WHAT YOU ARE ASKED TO DO
From the entries below, reproduce exactly the lines from the one with "Reproduce this chart with Plotly." through the one with "L, R, T, B = 97, 593, 56, 336", both included, without images.
## Start DATASET ROWS
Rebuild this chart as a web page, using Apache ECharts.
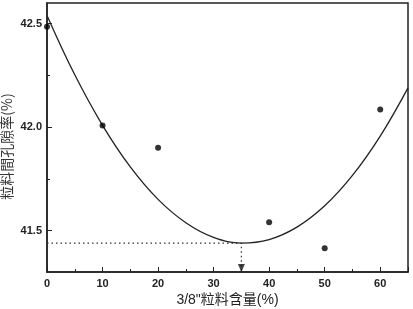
<!DOCTYPE html>
<html>
<head>
<meta charset="utf-8">
<script src="https://cdn.jsdelivr.net/npm/echarts@6/dist/echarts.min.js"></script>
<style>
  html, body { margin: 0; padding: 0; background: #fff; }
  #chart { width: 413px; height: 309px; }
</style>
</head>
<body>
<div id="chart"></div>
<script>
// measured points: 3/8" aggregate content (%) vs void ratio (%)
const contentPct = [0, 10, 20, 40, 50, 60];
const voidRatio = [42.485, 42.008, 41.90, 41.54, 41.415, 42.085];

// fitted curve
const curveX = [0, 5, 10, 15, 20, 25, 30, 35, 40, 45, 50, 55, 60, 65];
const curveY = [42.54, 42.253, 42.009, 41.808, 41.651, 41.538, 41.467, 41.440, 41.457, 41.517, 41.620, 41.767, 41.957, 42.19];

// optimum marker
const optX = 35;
const optY = 41.44;

const yMajor = [41.5, 42.0, 42.5];
const yMinor = [41.75, 42.25];

const chart = echarts.init(document.getElementById('chart'));

const labelFont = {
  color: '#222',
  fontSize: 11,
  fontWeight: 'bold',
  fontFamily: 'Liberation Sans, Arial, sans-serif'
};

const option = {
  animation: false,
  grid: {
    left: 47,
    right: 5,
    top: 3,
    bottom: 37,
    outerBoundsMode: 'none',
    containLabel: false,
    show: true,
    borderColor: '#222',
    borderWidth: 1.5,
    backgroundColor: 'transparent'
  },
  xAxis: {
    type: 'value',
    min: 0,
    max: 65,
    interval: 10,
    name: '3/8"粒料含量(%)',
    nameLocation: 'middle',
    nameGap: 21,
    nameMoveOverlap: false,
    nameTextStyle: {
      color: '#222',
      fontSize: 14,
      fontFamily: 'Liberation Sans, Noto Sans CJK TC, sans-serif'
    },
    axisLine: { lineStyle: { color: '#222', width: 1.5 } },
    axisTick: { inside: true, length: 5, lineStyle: { color: '#222' } },
    minorTick: { show: true, splitNumber: 2, length: 3, lineStyle: { color: '#222' } },
    axisLabel: Object.assign({ margin: 6, showMaxLabel: false }, labelFont),
    splitLine: { show: false }
  },
  yAxis: [
    {
      type: 'value',
      min: 41.3,
      max: 42.6,
      name: '粒料間孔隙率(%)',
      nameLocation: 'middle',
      nameGap: 33,
      nameRotate: 90,
      nameMoveOverlap: false,
      nameTextStyle: {
        color: '#333',
        fontSize: 14,
        fontFamily: 'Noto Sans CJK TC, sans-serif',
        padding: [0, 18, 0, 0]
      },
      axisLine: { show: true, lineStyle: { color: '#222', width: 1.5 } },
      axisTick: { inside: true, length: 5, customValues: yMajor, lineStyle: { color: '#222' } },
      axisLabel: Object.assign({
        margin: 5,
        customValues: yMajor,
        formatter: v => v.toFixed(1)
      }, labelFont),
      splitLine: { show: false }
    },
    {
      type: 'value',
      min: 41.3,
      max: 42.6,
      position: 'left',
      axisLine: { show: false },
      axisTick: { show: true, inside: true, length: 3, customValues: yMinor, lineStyle: { color: '#222' } },
      axisLabel: { show: false },
      splitLine: { show: false }
    }
  ],
  series: [
    {
      name: 'fit',
      type: 'line',
      data: curveX.map((x, i) => [x, curveY[i]]),
      smooth: 0.4,
      symbol: 'none',
      lineStyle: { color: '#222', width: 1.3 },
      z: 3
    },
    {
      name: 'guide',
      type: 'line',
      data: [[0, optY], [optX, optY], [optX, 41.3]],
      symbol: 'none',
      lineStyle: { color: '#333', width: 1.2, type: [1.5, 3] },
      z: 2
    },
    {
      name: 'arrow',
      type: 'scatter',
      data: [[optX, 41.3]],
      symbol: 'triangle',
      symbolRotate: 180,
      symbolSize: [7, 8],
      symbolOffset: [0, -4],
      itemStyle: { color: '#111' },
      z: 4
    },
    {
      name: 'measured',
      type: 'scatter',
      data: contentPct.map((x, i) => [x, voidRatio[i]]),
      symbol: 'circle',
      symbolSize: 6,
      itemStyle: { color: '#000' },
      z: 5
    }
  ]
};

chart.setOption(option);
</script>
</body>
</html>
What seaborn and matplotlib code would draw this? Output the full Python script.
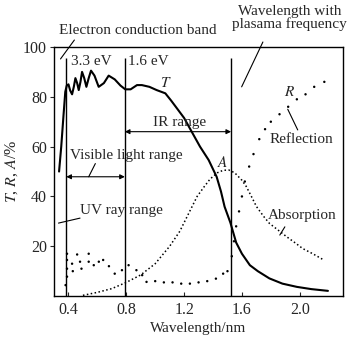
import matplotlib
matplotlib.use("Agg")
import matplotlib.pyplot as plt
import seaborn as sns
import pandas as pd

# Transmission T (%)
t_wavelength = [0.335, 0.35, 0.365, 0.378, 0.388, 0.40, 0.412, 0.425, 0.437, 0.448, 0.46,
                0.471, 0.483, 0.494, 0.509, 0.524, 0.54, 0.556, 0.58, 0.609, 0.645, 0.678,
                0.72, 0.76, 0.793, 0.83, 0.874, 0.908, 0.96, 1.01, 1.07, 1.11, 1.15, 1.20,
                1.24, 1.31, 1.37, 1.425, 1.455, 1.48, 1.52, 1.56, 1.60, 1.655, 1.71, 1.79,
                1.88, 1.98, 2.08, 2.195]
t_values = [50, 60, 72, 82, 84.5, 85, 82.5, 81, 84, 87.5, 85.5,
            82.7, 86, 90, 87.5, 84, 87.5, 90.5, 88.5, 84, 85.5, 88.5,
            87, 84.5, 83, 83, 84.7, 84.7, 84, 82.7, 81.4, 78.5, 75.4, 71.5,
            67.3, 60, 54.6, 47.9, 42, 35.9, 29.5, 21.5, 17, 12.4, 10, 7.1,
            5, 3.7, 2.8, 2.1]

# Absorption A (%)
a_wavelength = [0.5, 0.6, 0.7, 0.8, 0.9, 1.0, 1.05, 1.1, 1.17, 1.23, 1.29, 1.34, 1.38,
                1.43, 1.47, 1.51, 1.55, 1.6, 1.63, 1.67, 1.70, 1.75, 1.79, 1.85, 1.91,
                1.97, 2.02, 2.09, 2.16]
a_values = [0.3, 1.5, 3, 5.5, 8.5, 13, 16.5, 20, 26, 33, 40, 44, 47,
            49.5, 50.5, 50.6, 49.5, 46.5, 44, 39.5, 36, 32, 29.2, 26.5, 23.8,
            21.3, 19.1, 17, 14.7]

# Reflection R (%)
r_wavelength = [0.38, 0.39, 0.39, 0.39, 0.39, 0.425, 0.43, 0.46, 0.48, 0.49, 0.54, 0.54,
                0.575, 0.61, 0.64, 0.68, 0.72, 0.77, 0.816, 0.87, 0.91, 0.94, 1.0, 1.06,
                1.12, 1.18, 1.24, 1.30, 1.36, 1.42, 1.47, 1.50, 1.53, 1.545, 1.56, 1.58,
                1.60, 1.62, 1.65, 1.68, 1.72, 1.76, 1.80, 1.86, 1.92, 1.98, 2.04, 2.10, 2.17]
r_values = [4.4, 7.8, 11, 14.5, 17, 13, 10, 16.7, 13.8, 11, 17, 13.8,
            12.4, 13.8, 14.5, 12, 9, 10.4, 12.4, 10.4, 8.4, 5.7, 6, 5.5,
            5.5, 5, 5, 5.5, 6, 7, 9, 10, 16, 22, 28, 34,
            40, 46, 52, 57, 63, 67, 70, 73, 76, 79, 81, 84, 86]

x_ticks = [0.4, 0.8, 1.2, 1.6, 2.0]
y_ticks = [20, 40, 60, 80, 100]
band_edges = [0.385, 0.79, 1.525]

sns.set_theme(style="ticks")
plt.rcParams["font.family"] = ["Liberation Serif", "DejaVu Serif"]
plt.rcParams["mathtext.fontset"] = "stix"

fig = plt.figure(figsize=(3.53, 3.38), dpi=100)
ax = fig.add_axes([0.153, 0.124, 0.819, 0.737])

t_df = pd.DataFrame({"wl": t_wavelength, "v": t_values})
a_df = pd.DataFrame({"wl": a_wavelength, "v": a_values})
r_df = pd.DataFrame({"wl": r_wavelength, "v": r_values})

sns.lineplot(data=t_df, x="wl", y="v", ax=ax, color="black", linewidth=1.5, sort=False)
sns.lineplot(data=a_df, x="wl", y="v", ax=ax, color="black", linewidth=1.1,
             linestyle=(0, (1, 1.6)), sort=False)
sns.scatterplot(data=r_df, x="wl", y="v", ax=ax, color="black", s=3, marker="o",
                edgecolor="none")

for xe in band_edges:
    ax.vlines(xe, 0, 95.5, color="black", linewidth=1.0)

ax.set_xlim(0.30, 2.30)
ax.set_ylim(0, 100)
ax.set_xticks(x_ticks)
ax.set_xticklabels([f"{v:.1f}" for v in x_ticks])
ax.set_yticks(y_ticks)
ax.set_yticklabels([str(v) for v in y_ticks])
ax.tick_params(axis="x", direction="in", length=3, width=0.8, labelsize=11.5, pad=4)
ax.tick_params(axis="y", direction="out", length=3, width=0.8, labelsize=11.5, pad=2)
for sp in ax.spines.values():
    sp.set_linewidth(1.0)
    sp.set_color("black")

ax.set_xlabel("Wavelength/nm", fontsize=11, labelpad=3)
ax.set_ylabel("$T$, $R$, $A$/%", fontsize=11.5, labelpad=2)

fs = 11
# range arrows
arrow = dict(arrowstyle="<|-|>", color="black", lw=0.8, mutation_scale=7,
             shrinkA=0, shrinkB=0)
ax.annotate("", xy=(band_edges[0], 47.9), xytext=(band_edges[1], 47.9), arrowprops=arrow)
ax.annotate("", xy=(band_edges[1], 66), xytext=(band_edges[2], 66), arrowprops=arrow)

ax.text(0.41, 56.5, "Visible light range", fontsize=fs, ha="left", va="center")
ax.plot([0.586, 0.54], [53.2, 47.9], color="black", lw=0.8)
ax.text(0.483, 34.5, "UV ray range", fontsize=fs, ha="left", va="center")
ax.plot([0.331, 0.48], [29.3, 31.3], color="black", lw=0.8)
ax.text(0.985, 69.5, "IR range", fontsize=fs, ha="left", va="center")

ax.text(0.42, 94.0, "3.3 eV", fontsize=fs, ha="left", va="center")
ax.text(0.814, 94.0, "1.6 eV", fontsize=fs, ha="left", va="center")
ax.text(1.075, 85.5, "$T$", fontsize=fs, ha="center", va="center")
ax.text(1.47, 53.5, "$A$", fontsize=fs, ha="center", va="center")
ax.text(1.93, 82, "$R$", fontsize=fs, ha="center", va="center")
ax.plot([1.917, 1.986], [75, 66.7], color="black", lw=0.8)
ax.text(2.23, 63, "Reflection", fontsize=fs, ha="right", va="center")
ax.text(2.255, 32.5, "Absorption", fontsize=fs, ha="right", va="center")
ax.plot([1.897, 1.862], [27.8, 24.5], color="black", lw=0.8)

# callouts above the frame
ax.text(0.335, 106.5, "Electron conduction band", fontsize=fs, ha="left", va="center",
        clip_on=False)
ax.plot([0.345, 0.441], [95.2, 102.8], color="black", lw=0.8, clip_on=False)
ax.text(1.93, 111.5, "Wavelength with\nplasama frequency", fontsize=fs, ha="center",
        va="center", linespacing=0.95, clip_on=False)
ax.plot([1.598, 1.745], [84, 102], color="black", lw=0.8, clip_on=False)

fig.savefig("out.png", dpi=100)
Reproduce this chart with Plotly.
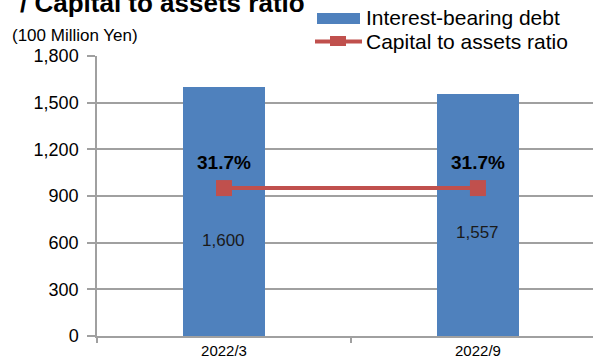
import plotly.graph_objects as go

# Half-year periods
periods = ["2022/3", "2022/9"]
# Interest-bearing debt (100 million yen)
debt = [1600, 1557]
# Capital to assets ratio (%)
capital_ratio = [31.7, 31.7]

y_ticks = [0, 300, 600, 900, 1200, 1500, 1800]

W, H = 593, 361
L, R, T, B = 97, 593, 56, 336  # plot area in pixels

BLUE = "#4F81BD"
RED = "#C0504D"
GRID = "#A0A0A0"
FONT = "Liberation Sans, Arial, sans-serif"


def px(x):
    return (x - L) / (R - L)


def py(y):
    return (B - y) / (B - T)


fig = go.Figure()

fig.add_trace(go.Bar(
    x=periods, y=debt, name="Interest-bearing debt",
    marker=dict(color=BLUE, line=dict(width=0)),
    width=0.323, showlegend=False,
))

fig.add_trace(go.Scatter(
    x=periods, y=capital_ratio, name="Capital to assets ratio",
    yaxis="y2", mode="lines+markers",
    line=dict(color=RED, width=4),
    marker=dict(symbol="square", size=16, color=RED),
    showlegend=False,
))

annotations = []

# Debt labels inside the bars (per-bar vertical offset from the bar top)
debt_label_shift = [-153, -139]
for p, v, s in zip(periods, debt, debt_label_shift):
    annotations.append(dict(
        x=p, y=v, xref="x", yref="y", text=f"{v:,}", showarrow=False,
        yshift=s, font=dict(size=17, color="#1a1a1a", family=FONT),
    ))

# Ratio labels above the markers
for p, v in zip(periods, capital_ratio):
    annotations.append(dict(
        x=p, y=v, xref="x", yref="y2", text=f"<b>{v}%</b>", showarrow=False,
        yshift=26, font=dict(size=19, color="#000000", family=FONT),
    ))

# Unit label and chart title
annotations.append(dict(
    x=px(10), y=py(35), xref="paper", yref="paper", xanchor="left",
    yanchor="middle", text="(100 Million Yen)", showarrow=False,
    font=dict(size=17, color="#000000", family=FONT),
))
annotations.append(dict(
    x=px(18), y=py(3), xref="paper", yref="paper", xanchor="left",
    yanchor="middle", text="<b>/ Capital to assets ratio</b>", showarrow=False,
    font=dict(size=26, color="#000000", family=FONT),
))

# Legend text
annotations.append(dict(
    x=px(364), y=py(17.5), xref="paper", yref="paper", xanchor="left",
    yanchor="middle", text="Interest-bearing debt", showarrow=False,
    font=dict(size=21, color="#000000", family=FONT),
))
annotations.append(dict(
    x=px(364), y=py(41.5), xref="paper", yref="paper", xanchor="left",
    yanchor="middle", text="Capital to assets ratio", showarrow=False,
    font=dict(size=21, color="#000000", family=FONT),
))

# Legend swatches
shapes = [
    dict(type="rect", xref="paper", yref="paper",
         x0=px(317), x1=px(360), y0=py(24), y1=py(13),
         fillcolor=BLUE, line=dict(width=0)),
    dict(type="line", xref="paper", yref="paper",
         x0=px(315), x1=px(362), y0=py(41.5), y1=py(41.5),
         line=dict(color=RED, width=4)),
    dict(type="rect", xref="paper", yref="paper",
         x0=px(330), x1=px(346), y0=py(46), y1=py(36),
         fillcolor=RED, line=dict(width=0)),
]

fig.update_layout(
    width=W, height=H,
    margin=dict(l=L, r=W - R, t=T, b=H - B, pad=0),
    paper_bgcolor="white", plot_bgcolor="white",
    font=dict(family=FONT, color="#000000"),
    bargap=0,
    xaxis=dict(
        type="category", range=[-0.5, 1.453],
        showline=True, linecolor=GRID, linewidth=1.5,
        ticks="outside", tickson="boundaries", ticklen=5,
        tickcolor=GRID, tickwidth=1.5,
        tickfont=dict(size=15, color="#000000"),
        showgrid=False, zeroline=False,
    ),
    yaxis=dict(
        range=[0, 1800], tickvals=y_ticks,
        ticktext=[f"{v:,}" for v in y_ticks],
        showline=True, linecolor=GRID, linewidth=1.5,
        ticks="outside", ticklen=8, tickcolor=GRID, tickwidth=1.5,
        tickfont=dict(size=18, color="#000000"),
        ticklabelstandoff=5,
        showgrid=True, gridcolor=GRID, gridwidth=1.5,
        zeroline=False,
    ),
    yaxis2=dict(
        range=[0, 60], overlaying="y", side="right", visible=False,
        showgrid=False,
    ),
    annotations=annotations,
    shapes=shapes,
    showlegend=False,
)

fig.write_html("out.html")
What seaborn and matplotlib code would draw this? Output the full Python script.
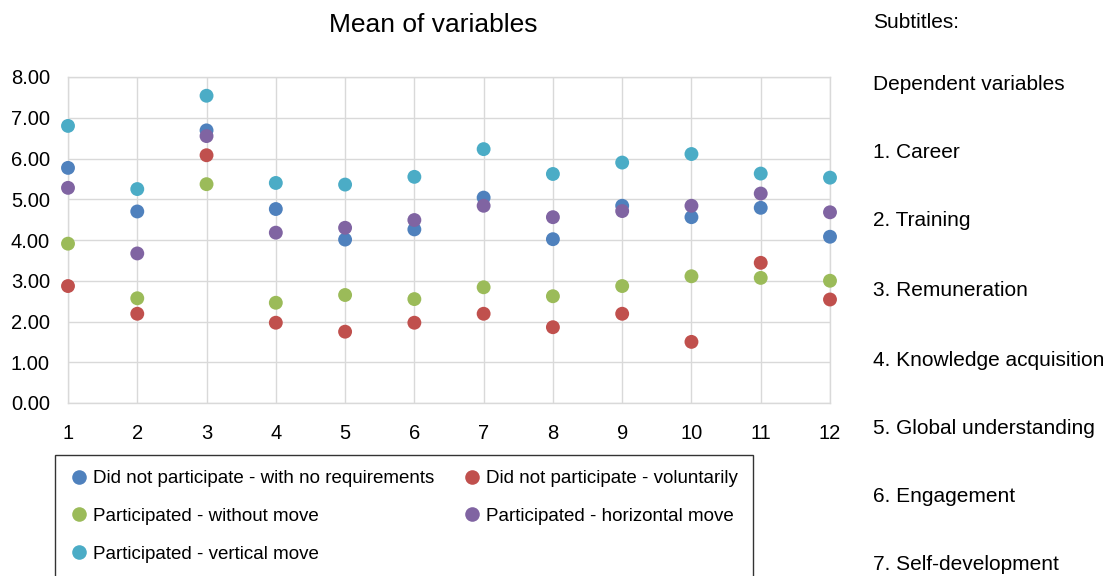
## End DATASET ROWS
EXERCISE RESPONSE
Reproduce this chart with Plotly.
import plotly.graph_objects as go

# Half-year periods
periods = ["2022/3", "2022/9"]
# Interest-bearing debt (100 million yen)
debt = [1600, 1557]
# Capital to assets ratio (%)
capital_ratio = [31.7, 31.7]

y_ticks = [0, 300, 600, 900, 1200, 1500, 1800]

W, H = 593, 361
L, R, T, B = 97, 593, 56, 336  # plot area in pixels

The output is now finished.